Endearingly, he thinks there’s something rather sexless about him. ‘I’m a sexual tourist,’ he says. ‘That’s how I am when I ask the audience questions. Everyone is interested in everyone else’s sex lives. They are not interested in their own. But I think people are more prepared to talk about sex in this country than they were, so long as it is funny. Serious documentaries about sex are just awful. It has to be funny. Sex is funny. It’s God’s joke: to make you feel like that, you have to do this.’

Norton doesn’t go along with the rather easy analysis that his adult obsession with the subject of sex is a consequence of his repressed Irish Protestant upbringing.

‘I think I was obsessed as a child as well, though.
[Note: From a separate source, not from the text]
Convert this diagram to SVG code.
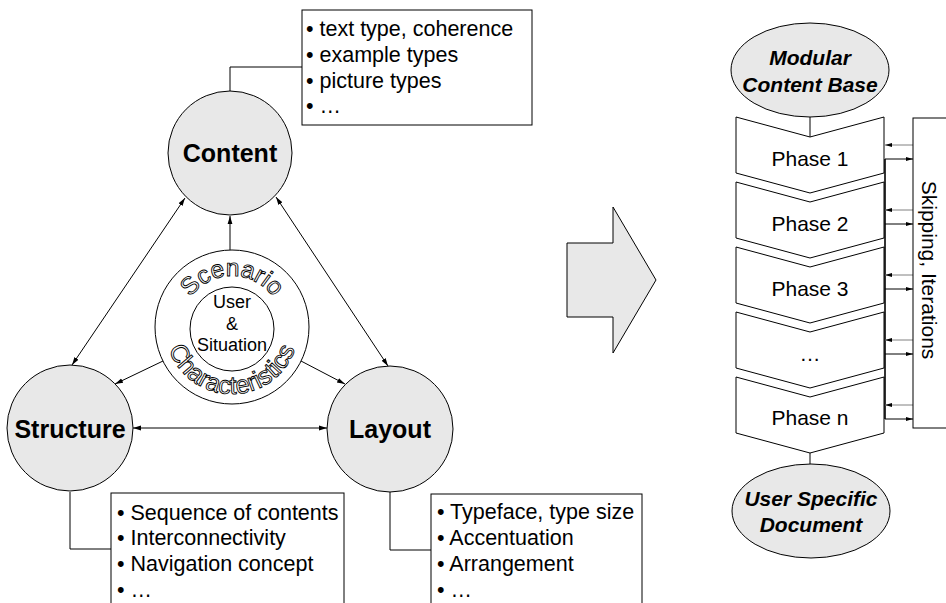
<svg xmlns="http://www.w3.org/2000/svg" width="946" height="603" viewBox="0 0 946 603">
<defs>
<style>
.t{font-family:"Liberation Sans",Arial,sans-serif;fill:#000}
.box{font-size:21.5px}
.node{fill:#e8e8e8;stroke:#000;stroke-width:1}
.wb{fill:#fff;stroke:#000;stroke-width:1}
.lbl{font-size:25px;font-weight:bold;text-anchor:middle}
.el{font-size:21px;font-weight:bold;font-style:italic;text-anchor:middle}
.ph{font-size:21px;text-anchor:middle}
.ln{stroke:#000;stroke-width:1;fill:none}
.gl{stroke:#808080;stroke-width:1;fill:none}
.ring{font-family:"Liberation Sans",Arial,sans-serif;fill:#fff;stroke:#000;stroke-width:0.9}
.ctr{font-size:18px;text-anchor:middle}
</style>
<marker id="ah" viewBox="0 0 10 10" refX="10" refY="5" markerWidth="8" markerHeight="8" markerUnits="userSpaceOnUse" orient="auto-start-reverse">
<path d="M0,2 L10,5 L0,8 z" fill="#000"/>
</marker>
<marker id="sh" viewBox="0 0 10 10" refX="10" refY="5" markerWidth="7" markerHeight="7" markerUnits="userSpaceOnUse" orient="auto">
<path d="M0,2 L10,5 L0,8 z" fill="#000"/>
</marker>
<path id="arcTop" d="M181 327 A51 51 0 0 1 283 327"/>
<path id="arcBot" d="M165 327 A67 67 0 0 0 299 327"/>
</defs>
<rect width="946" height="603" fill="#fff"/>

<g id="connectors">
<path class="ln" d="M230 91 V67 H302"/>
<path class="ln" d="M70 492 V549 H111"/>
<path class="ln" d="M390 492 V550 H431"/>
<line class="ln" x1="185" y1="198" x2="72" y2="365" marker-start="url(#ah)" marker-end="url(#ah)"/>
<line class="ln" x1="276" y1="197" x2="388" y2="366" marker-start="url(#ah)" marker-end="url(#ah)"/>
<line class="ln" x1="133" y1="428" x2="327" y2="428" marker-start="url(#ah)" marker-end="url(#ah)"/>
<line class="ln" x1="230" y1="250" x2="230" y2="216" marker-end="url(#ah)"/>
<line class="ln" x1="163" y1="361" x2="115" y2="384" marker-end="url(#ah)"/>
<line class="ln" x1="301" y1="361" x2="345" y2="384" marker-end="url(#ah)"/>
<line class="ln" x1="810" y1="117" x2="810" y2="137"/>
<line class="ln" x1="810" y1="453" x2="810" y2="464"/>
<line x1="885" y1="159" x2="885" y2="419" stroke="#000" stroke-width="1.6"/>
<g>
<line class="gl" x1="913" y1="145" x2="885" y2="145" marker-end="url(#sh)"/>
<line class="ln" x1="885" y1="159" x2="913" y2="159" marker-end="url(#sh)"/>
<line class="gl" x1="913" y1="210" x2="885" y2="210" marker-end="url(#sh)"/>
<line class="ln" x1="885" y1="224" x2="913" y2="224" marker-end="url(#sh)"/>
<line class="gl" x1="913" y1="275" x2="885" y2="275" marker-end="url(#sh)"/>
<line class="ln" x1="885" y1="289" x2="913" y2="289" marker-end="url(#sh)"/>
<line class="gl" x1="913" y1="340" x2="885" y2="340" marker-end="url(#sh)"/>
<line class="ln" x1="885" y1="354" x2="913" y2="354" marker-end="url(#sh)"/>
<line class="gl" x1="913" y1="405" x2="885" y2="405" marker-end="url(#sh)"/>
<line class="ln" x1="885" y1="419" x2="913" y2="419" marker-end="url(#sh)"/>
</g>
</g>

<g id="content-box">
<rect class="wb" x="302" y="10" width="230" height="115"/>
<text class="t box" x="306" y="36">• text type, coherence</text>
<text class="t box" x="306" y="62">• example types</text>
<text class="t box" x="306" y="88">• picture types</text>
<text class="t box" x="306" y="113">• …</text>
</g>

<g id="structure-box">
<rect class="wb" x="111" y="493" width="233" height="130"/>
<text class="t box" x="117" y="520">• Sequence of contents</text>
<text class="t box" x="117" y="545">• Interconnectivity</text>
<text class="t box" x="117" y="571">• Navigation concept</text>
<text class="t box" x="117" y="597">• …</text>
</g>

<g id="layout-box">
<rect class="wb" x="431" y="494" width="211" height="130"/>
<text class="t box" x="437" y="519">• Typeface, type size</text>
<text class="t box" x="437" y="545">• Accentuation</text>
<text class="t box" x="437" y="571">• Arrangement</text>
<text class="t box" x="437" y="597">• …</text>
</g>

<g id="content">
<circle class="node" cx="230" cy="153" r="62"/>
<text class="t lbl" x="230" y="162">Content</text>
</g>
<g id="structure">
<circle class="node" cx="70" cy="428" r="63"/>
<text class="t lbl" x="70" y="438">Structure</text>
</g>
<g id="layout">
<circle class="node" cx="390" cy="429" r="63"/>
<text class="t lbl" x="390" y="438">Layout</text>
</g>

<g id="scenario">
<circle class="wb" cx="232" cy="327" r="77"/>
<circle class="wb" cx="232" cy="329" r="42"/>
<text class="ring" font-size="24.5"><textPath href="#arcTop" startOffset="50%" text-anchor="middle">Scenario</textPath></text>
<text class="ring" font-size="25"><textPath href="#arcBot" startOffset="50%" text-anchor="middle">Characteristics</textPath></text>
<text class="t ctr" x="232" y="308">User</text>
<text class="t ctr" x="232" y="330">&amp;</text>
<text class="t ctr" x="232" y="351">Situation</text>
</g>

<g id="big-arrow">
<polygon points="567,243 613,243 613,207 656,280 613,353 613,317 567,317" fill="#e8e8e8" stroke="#000" stroke-width="1"/>
</g>

<g id="modular-content-base">
<ellipse class="node" cx="810" cy="70" rx="79" ry="47"/>
<text class="t el" x="810" y="65">Modular</text>
<text class="t el" x="810" y="92">Content Base</text>
</g>

<g id="phase1">
<path class="wb" d="M736 117 L810 137 L884 117 L884 173 L810 193 L736 173 Z"/>
<text class="t ph" x="810" y="166">Phase 1</text>
</g>
<g id="phase2">
<path class="wb" d="M736 182 L810 202 L884 182 L884 238 L810 258 L736 238 Z"/>
<text class="t ph" x="810" y="231">Phase 2</text>
</g>
<g id="phase3">
<path class="wb" d="M736 247 L810 267 L884 247 L884 303 L810 323 L736 303 Z"/>
<text class="t ph" x="810" y="296">Phase 3</text>
</g>
<g id="phase4">
<path class="wb" d="M736 312 L810 332 L884 312 L884 368 L810 388 L736 368 Z"/>
<text class="t ph" x="810" y="361">…</text>
</g>
<g id="phasen">
<path class="wb" d="M736 377 L810 397 L884 377 L884 433 L810 453 L736 433 Z"/>
<text class="t ph" x="810" y="425">Phase n</text>
</g>

<g id="user-specific-document">
<ellipse class="node" cx="811" cy="511" rx="79" ry="47"/>
<text class="t el" x="811" y="506">User Specific</text>
<text class="t el" x="811" y="532">Document</text>
</g>

<g id="skipping">
<rect class="wb" x="913" y="118" width="50" height="310"/>
<text class="t ph" transform="translate(922 270) rotate(90)">Skipping, Iterations</text>
</g>
</svg>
Who knows how Ireland affected me? I did always feel foreign there. Not part of the crowd, which I suppose was something to do with me being Protestant in southern Ireland. And being gay, of course. I was camp even as a child.’

Was his father camp? ‘No. But he was a gentle man. He was a hard worker. I always remember when I moved to London and I proudly showed my parents my favourite shirt shop, which I thought was so cool.

I remember them looking at it so blankly and thinking, “Why the fuck is he showing us that?” It did put it into some perspective. I just happen to like the flim-flam of London.’

Although he says he is gentle like his father, Graham Norton does have one outlet for manly aggression: his car, a black jeep. The interview done, he gives me a lift to the Tube station in it. ‘I am bad in the car,’ he says looking over his shoulder as he reverses. ‘I do lots of shouting with the windows up. Tirades of abuse. I really love it.’ Just as I am beginning to wonder if this is an example of him ‘straight acting’, he adds, reassuringly, ‘I’d be terrified if someone could lip-read, though.’